Too often the software development industry suffers for lack of someone crying out. We often just go along with it, listening to the declarations of non-developers and maintenance programmers as if they speak unquestionable truth, all while discarding any counterexamples as mere aberration (“Well not every team has superstars you know! We aren’t all John Carmack!”).

Everyone withholds contrary, pragmatic “Well it isn’t quite so cut and dry…” opinion lest they look like a “hack” to a present or future employer or nervous, cargo-cult embracing peers, smiling politely while the never-coded, overconfident guy acronym drops about things he doesn’t understand in the daily stand-up.

The more you know, the more you’ve experienced, the less obvious the world becomes, and the more hesitation before offering up opinions.
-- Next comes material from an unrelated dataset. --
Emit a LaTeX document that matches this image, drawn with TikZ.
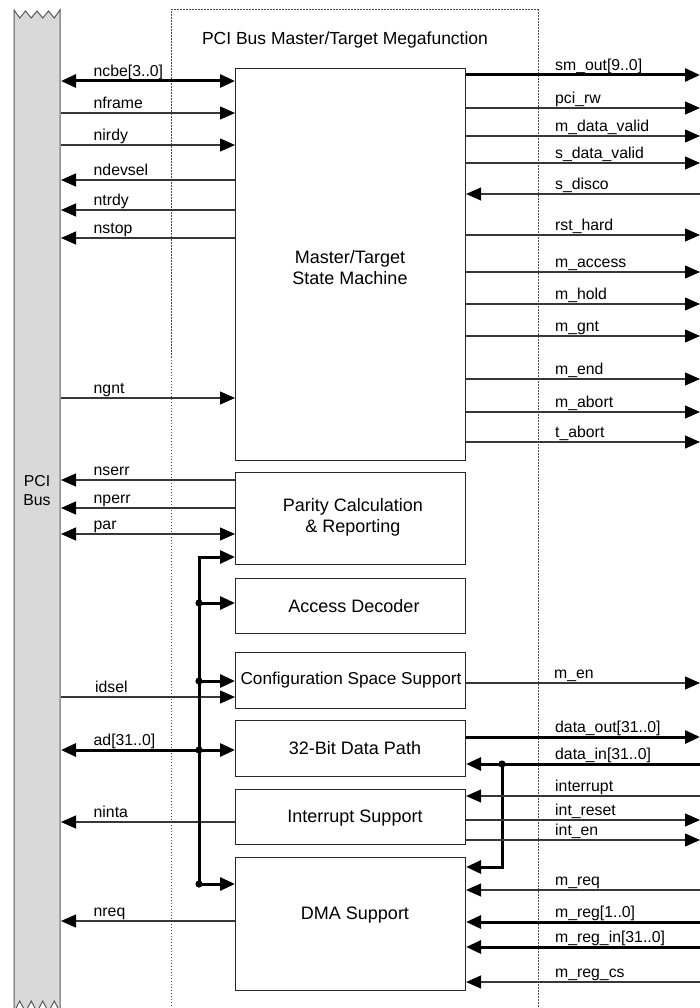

The less ease there is to criticize the path of others when it has yielded obvious success.

Opinions come quickly to experts and morons. Few of us are experts.

Jamie Zawinski had unique conditions under which he unquestionably succeeded. Many, with the seeming clarity of hindsight and the ability to project whatever imaginary timeline one desires, will look back and comment on how the codebase got rewritten, purportedly twice, and how eventually the product was squashed, stomped out of relevance by Microsoft (before being reborn as the game-changing Firefox), using that to draw the absurd conclusion that if it were produced “properly” at the outset, today we’d all be using Netscape 9. Then again, maybe it would have followed the disastrous arc of Chandler.

The road that leads to most successful apps is often an ugly, brutish affair filled with compromise and folly, risk-taking, detours-followed, and shortcuts pursued. That isn’t to justify them, or to diminish alternative approaches, but we should always keep our minds open, being less quick to defensively guard whatever we’re selling as the cure-all this week.

A Call Out For Success Stories

What I’d like to read more about are the success stories, and less about the professional pundits telling everyone how it ought to be done.

Of course here’s where we get into a common paradox that exists in most industries: The successes are usually off enjoying their success and wealth, less inclined to toil away their days writing blog entries extolling their “dart toss” method of architecture. We’re left with the conversation being dominated by the people who
don’t actually make software at all, telling us how grand they could make software, if they ever actually did, by following their sure-win magic formula. The conversation boards are overrun with the people who actually have so little to do that they spend their time describing the ideal way that everyone else should write software.

Parallels can be drawn with the financial world, where the snake-oil salesmen pitching the ways to make money are usually doing so because their only way of making money is pitching how to make money (Want to know the secret to making big money Send me $5, and I’ll tell you that it’s to get people to send you $5 to learn the secret of making big money). The guys actually making the money are off making the money.

This brings us full circle back to Joel’s recommendation of the book. A book that serves as one of the few opportunities we have to really read how projects succeeded, straight from the source.

It’s good if only to let the successes have a voice in the conversation.